Corporations, making available a deep reservoir of capital and giving business enterprises permanent life and continuity of control, attracted investors both by the profits anticipated and by the limited liability in case of business failure. In their turn, the trusts, which were in effect combinations of corporations whereby the stockholders of each placed their stocks in the hands of trustees who managed the business of all, made possible large-scale combinations, centralized control and administration, and the pooling of patents. Their larger capital resources provided greater power to expand, to compete with foreign business organizations, and to drive hard bargains with labor, which was beginning to organize effectively. They could also exact favorable terms from railroads and exercise influence in politics.

The Standard Oil Company, one of the earliest and strongest corporations, was followed rapidly by other combinations - in cottonseed oil, lead, sugar, tobacco, and rubber. Soon aggressive individual businessmen began to mark out industrial domains for themselves. Four great meat packers, chief among them Philip Armour and Gustavus Swift, established a beef trust. The McCormicks achieved preeminence in the reaper business. A 1904 survey showed that more than 5,000 previously independent concerns had been consolidated into some 300 industrial trusts.

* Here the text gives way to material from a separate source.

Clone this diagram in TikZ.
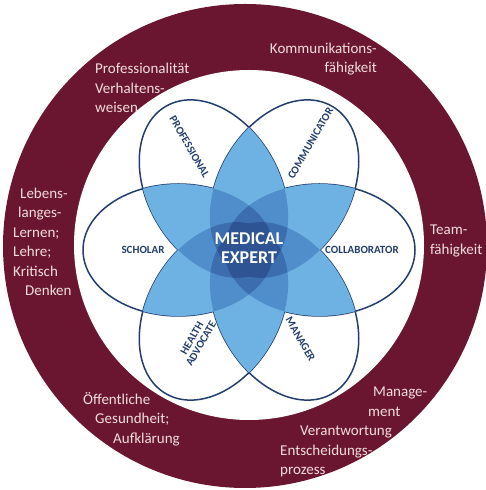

The trend toward amalgamation was manifest in other fields, particularly in transportation and communications. Western Union, earliest of the large communications combinations, was followed by the Bell Telephone System and eventually by the American Telephone and Telegraph Company. Cornelius Vanderbilt, who had seen that efficient railroading required unification, in the 1860s consolidated some 13 separate railroads into a single line connecting New York City and Buffalo, nearly 380 kilometers away. During the next decade he acquired lines to Chicago and Detroit, and the New York Central System came into being. Other consolidations were already under way, and soon the major railroads of the nation were organized into trunk lines and "systems" directed by a handful of men.